BANGKOK — Myanmar’s military, accused of massive human rights violations against the Muslim Rohingya minority less than two years ago, is committing war crimes and other atrocities as it engages in new military operations in the western state of Rakhine, the human rights group Amnesty International said Wednesday.
Myanmar’s army has “killed and injured civilians in indiscriminate attacks since January 2019” as it battles the Arakan Army, a well-trained guerrilla force from the Buddhist ethnic group seeking autonomy for Rakhine, Amnesty said in a report.
It accused the military of carrying out “extrajudicial executions, arbitrary arrests, torture and other ill treatment, and enforced disappearances.” But it also says the Arakan rebels have committed abuses against civilians, including kidnappings, though on a lesser scale.

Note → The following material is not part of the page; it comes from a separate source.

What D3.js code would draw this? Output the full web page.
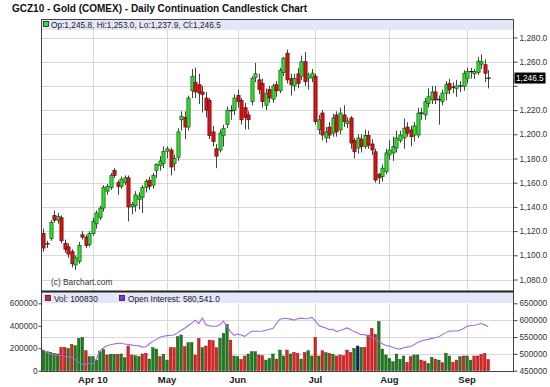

“The new operations in Rakhine state show an unrepentant, unreformed and unaccountable military terrorizing civilians and committing widespread violations as a deliberate tactic,” said Nicholas Bequelin, regional director for East and Southeast Asia at Amnesty International.
The group said it had written to top Myanmar government and military officials with specific questions about its findings and conclusions, but had not received any reply.
Rakhine is best known for a brutal counterinsurgency campaign launched by the military in 2017 against the Rohingya, which caused more than 700,000 to flee to neighboring Bangladesh. The army and other security forces were accused of major abuses, including organized rape, murder and the burning of villages.
Critics including U.N. experts have accused the Myanmar forces of ethnic cleansing, and possibly even genocide, but the government has insisted it was engaged in acceptable military operations after Rohingya guerrillas carried out attacks on police posts and bases.
While Rohingya insurgents have been largely inactive since late 2017, the Arakan Army has been engaged in increasingly fierce fighting with government forces since late last year. The group seeks autonomy for the region.
Amnesty International said it uncovered evidence of new abuses carried out by units implicated in previous atrocities.
The government declared the Arakan Army a terrorist organization after it killed 13 police officers and wounded nine in attacks on Jan. 4.
Last month, the main U.N. human rights agency expressed concern about the upsurge in fighting, especially attacks on civilians by both sides.
Ravina Shamdasani, a spokeswoman for the U.N. High Commissioner for Human Rights, said the agency had “credible reports of the killing of civilians, burning of houses, arbitrary arrests, abductions, indiscriminate fire in civilian areas, and damage to cultural property.”